Financiarisation et classes sociales (original) (raw)
2018, Revue de la régulation [En ligne], 22 | 2nd semestre / Automn 2017, mis en ligne le 23 février
La financiarisation, en fractionnant le salariat, en généralisant l'endettement et en laissant à penser que la propriété s’était universalisée, a modifiéles rapports entre groupes sociaux, transformé les formes de conflits, ainsi que les modes de représentation politique. L’objectif de cette introduction est de suggérer, à partir d’enquêtes empiriques, des pistes de réflexion sur ce que fait la financiarisation aux modes de division du monde social. L’analyse de la société en termes de classes antagonistes, longtemps centrale en sciences humaines, s’est estompée. Or, depuis la crise économique, la question de la dette – sa marchandisation par le capital financier tout comme les formes d’ascension sociale ou de surendettement populaire qu’elle engendre – ravive le vieux problème de la définition des classes sociales et permet de comprendre comment les rapports entre les classes ont évolué sous l’action du capital financier.
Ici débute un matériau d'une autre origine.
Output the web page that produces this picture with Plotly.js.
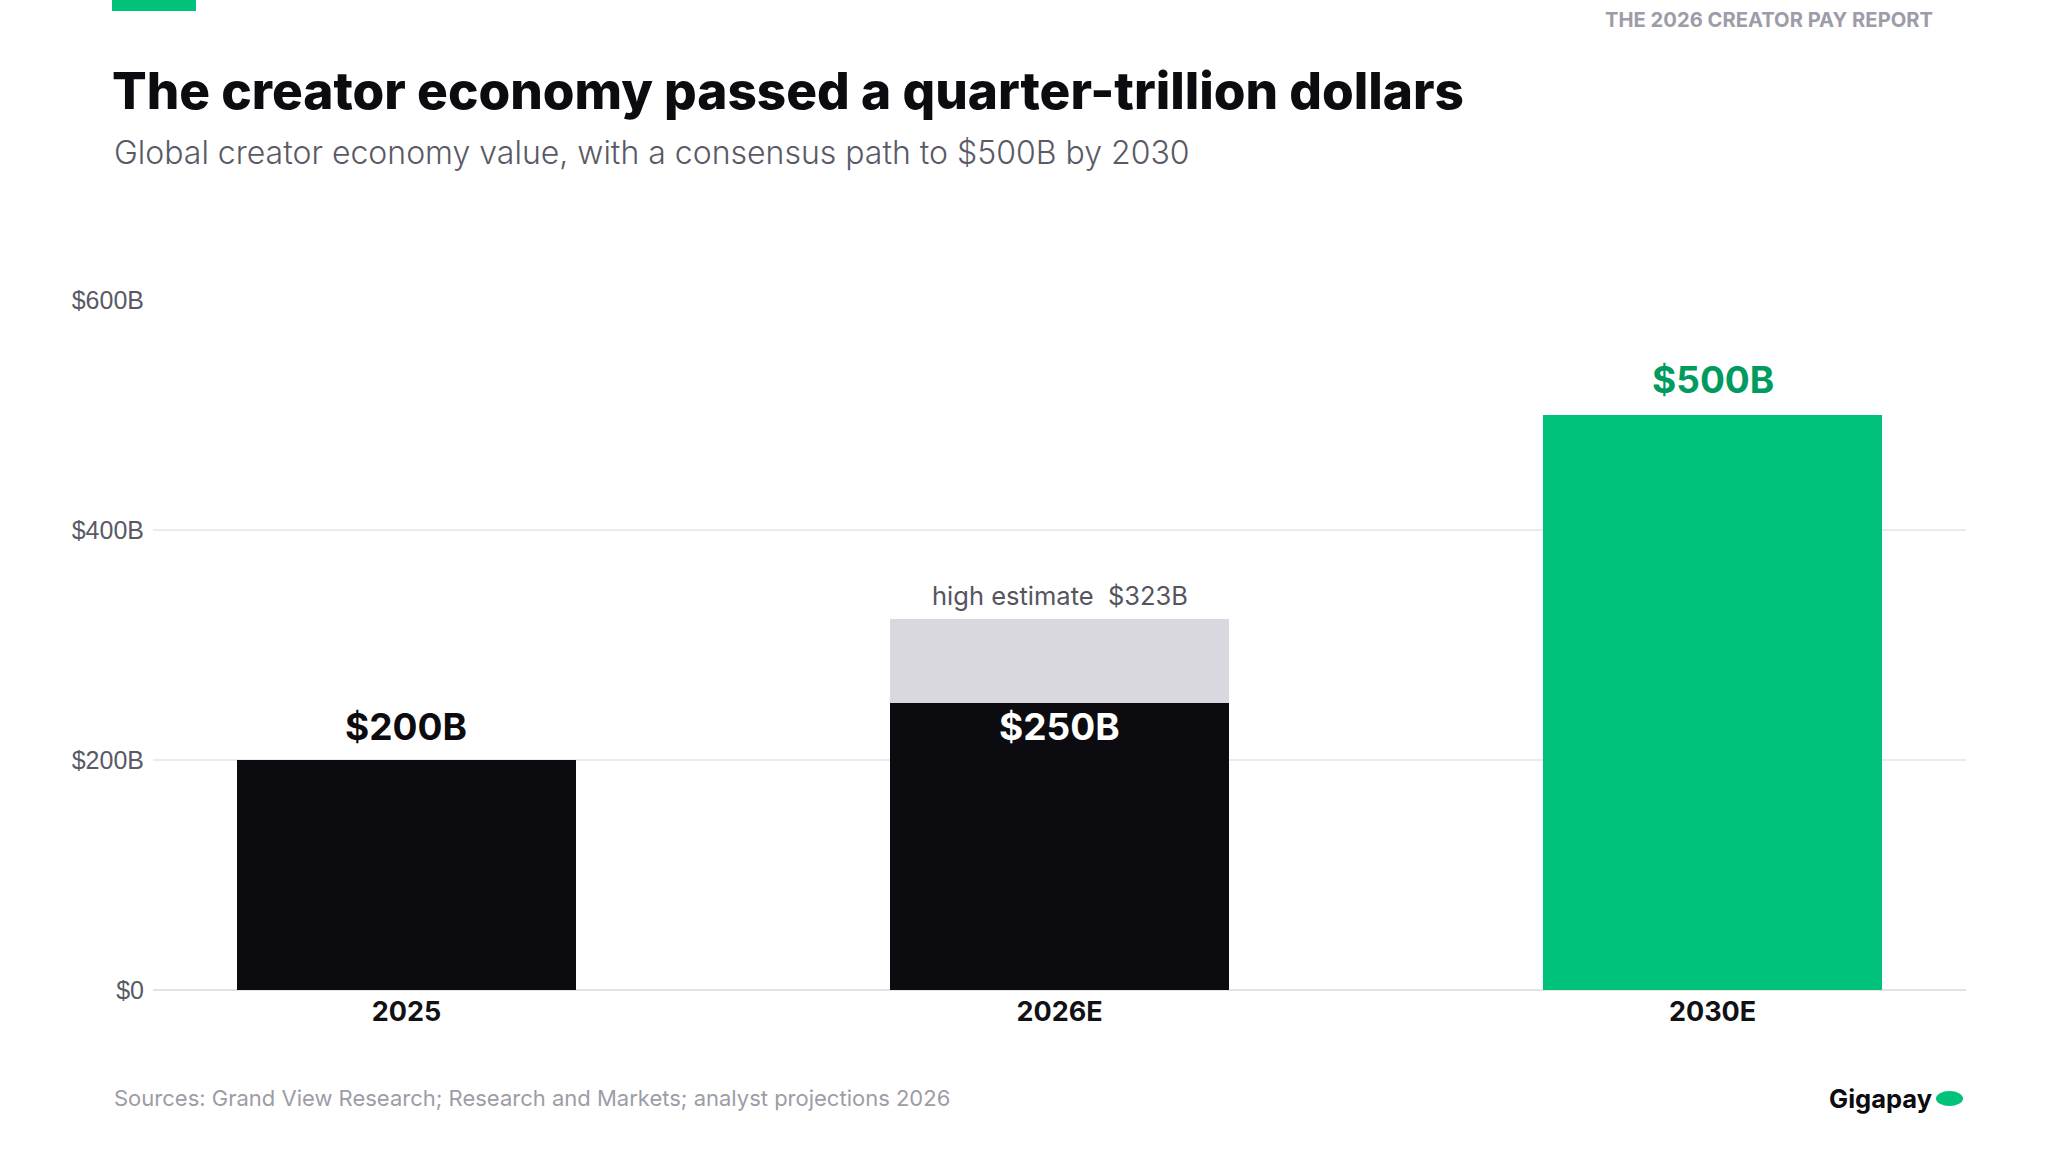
<!DOCTYPE html>
<html>
<head>
<meta charset="utf-8">
<script src="https://cdn.plot.ly/plotly-3.0.1.min.js"></script>
<style>html,body{margin:0;padding:0;background:#fff;}#chart{width:2048px;height:1152px;}</style>
</head>
<body>
<div id="chart"></div>
<script>
// ---- data ----
const categories = ['2025', '2026E', '2030E'];
const values = [200, 250, 500];
const highEstimate = [null, 323, null];
const yTickVals = [0, 200, 400, 600];
const yTickText = ['$0', '$200B', '$400B', '$600B'];
const barColors = ['#0c0c10', '#0c0c10', '#00c27a'];

// ---- layout helpers ----
const W = 2048, H = 1152;
const L = 153, R = 1966, T = 300, B = 990;
const px = v => (v - L) / (R - L);
const py = v => (B - v) / (B - T);
const FONT = 'Inter, "Open Sans", sans-serif';

const extra = highEstimate.map((h, i) => (h == null ? null : h - values[i]));

const traces = [
  {
    type: 'bar', x: categories, y: values,
    marker: {color: barColors, line: {width: 0}},
    hoverinfo: 'skip', showlegend: false
  },
  {
    type: 'bar', x: categories, y: extra,
    marker: {color: '#d8d8de', line: {width: 0}},
    hoverinfo: 'skip', showlegend: false
  }
];

const fmt = v => '$' + v + 'B';
const annotations = [];
values.forEach((v, i) => {
  const inside = highEstimate[i] != null;
  const isGreen = barColors[i] === '#00c27a';
  annotations.push({
    xref: 'x', yref: 'y', x: i, y: v,
    text: fmt(v), showarrow: false,
    yanchor: inside ? 'top' : 'bottom',
    yshift: inside ? 1 : (isGreen ? 11 : 9),
    font: {family: FONT, size: 37, weight: 700,
      color: inside ? '#ffffff' : (isGreen ? '#009b5f' : '#0c0c10')}
  });
  if (highEstimate[i] != null) {
    annotations.push({
      xref: 'x', yref: 'y', x: i, y: highEstimate[i],
      text: 'high estimate\u00a0\u00a0' + fmt(highEstimate[i]), showarrow: false,
      yanchor: 'bottom', yshift: 6,
      font: {family: FONT, size: 25.5, weight: 400, color: '#55555f'}
    });
  }
});

// header / footer texts
annotations.push(
  {xref: 'paper', yref: 'paper', x: px(112), y: py(153), xanchor: 'left', yanchor: 'middle',
   text: 'Global creator economy value, with a consensus path to $500B by 2030', showarrow: false,
   font: {family: FONT, size: 32, weight: 300, color: '#5a5a66'}},
  {xref: 'paper', yref: 'paper', x: px(1935), y: py(19), xanchor: 'right', yanchor: 'middle',
   text: 'THE 2026 CREATOR PAY REPORT', showarrow: false,
   font: {family: FONT, size: 20.2, weight: 700, color: '#9d9ca8'}},
  {xref: 'paper', yref: 'paper', x: px(112), y: py(1098), xanchor: 'left', yanchor: 'middle',
   text: 'Sources: Grand View Research; Research and Markets; analyst projections 2026', showarrow: false,
   font: {family: FONT, size: 22, weight: 400, color: '#9d9ca8'}},
  {xref: 'paper', yref: 'paper', x: px(1934), y: py(1098), xanchor: 'right', yanchor: 'middle',
   text: 'Gigapay', showarrow: false,
   font: {family: FONT, size: 25.5, weight: 700, color: '#0c0c10'}}
);

const shapes = [
  {type: 'rect', xref: 'paper', yref: 'paper', x0: px(112), x1: px(196), y0: py(0), y1: py(11),
   fillcolor: '#00c27a', line: {width: 0}},
  {type: 'circle', xref: 'paper', yref: 'paper', x0: px(1936), x1: px(1963), y0: py(1091), y1: py(1106),
   fillcolor: '#00c27a', line: {width: 0}}
];

const layout = {
  width: W, height: H,
  paper_bgcolor: '#ffffff', plot_bgcolor: '#ffffff',
  margin: {l: L, r: W - R, t: T, b: H - B, pad: 0},
  barmode: 'stack', bargap: 0.48,
  title: {
    text: 'The creator economy passed a quarter-trillion dollars',
    font: {family: FONT, size: 51.3, weight: 800, color: '#0c0c10'},
    xref: 'container', yref: 'container', x: 112 / W, xanchor: 'left',
    y: 1 - 91 / H, yanchor: 'middle'
  },
  xaxis: {
    type: 'category', range: [-0.388, 2.388], showgrid: false, zeroline: false,
    showline: false, ticks: '', fixedrange: true, ticklabelstandoff: 3,
    tickfont: {family: FONT, size: 27, weight: 700, color: '#111116'}
  },
  yaxis: {
    range: [0, 600], tickvals: yTickVals, ticktext: yTickText,
    showgrid: true, gridcolor: '#ebebef', gridwidth: 1.5,
    zeroline: true, zerolinecolor: '#e2e2e7', zerolinewidth: 2,
    showline: false, ticks: '', ticklabelstandoff: 8, fixedrange: true,
    tickfont: {family: '"Liberation Sans", Arial, sans-serif', size: 25, color: '#5a5a66'}
  },
  annotations: annotations,
  shapes: shapes,
  font: {family: FONT}
};

Plotly.newPlot('chart', traces, layout, {staticPlot: true, displayModeBar: false});
</script>
</body>
</html>
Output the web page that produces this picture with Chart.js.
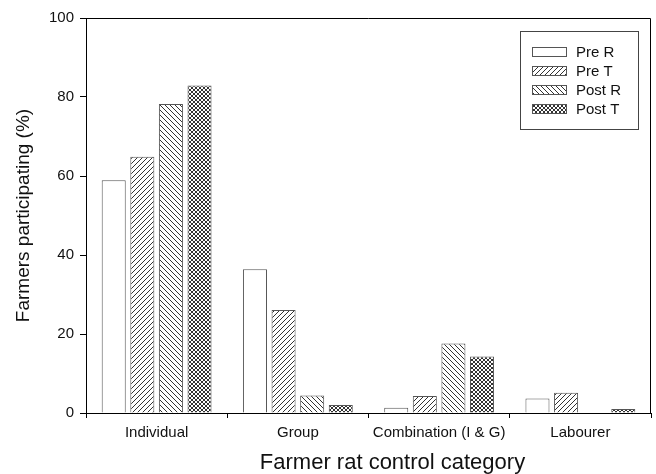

Il s’agit d’analyser les dynamiques de formation des groupes sociaux mais aussi les jeux de consolidation et de déstabilisation de ces groupes. Mais cet exercice réflexif sur les catégories en jeu s’accompagne, dans le même mouvement, d’une visée descriptive réaliste, c’est-à-dire capable de distinguer les degres de réalité pris par tel ou tel groupe, d’évaluer les asymétries, et d’analyser les rapports de force entre groupes et catégories sociales. Les conditions d’existence des populations, brouillées par le recours massif au crédit dans de nombreux pays, ont largement été transformées par la financiarisation de l’économie. Celle-ci donne une consistance, temporaire et fragile, à l’idéal politique – porté notamment par les gouvernements successifs de centre-gauche et de centre-droite – d’une société sans classes, dont l’un des centres de gravité serait la petite propriété et la classe moyenne étendue à tout le corps social.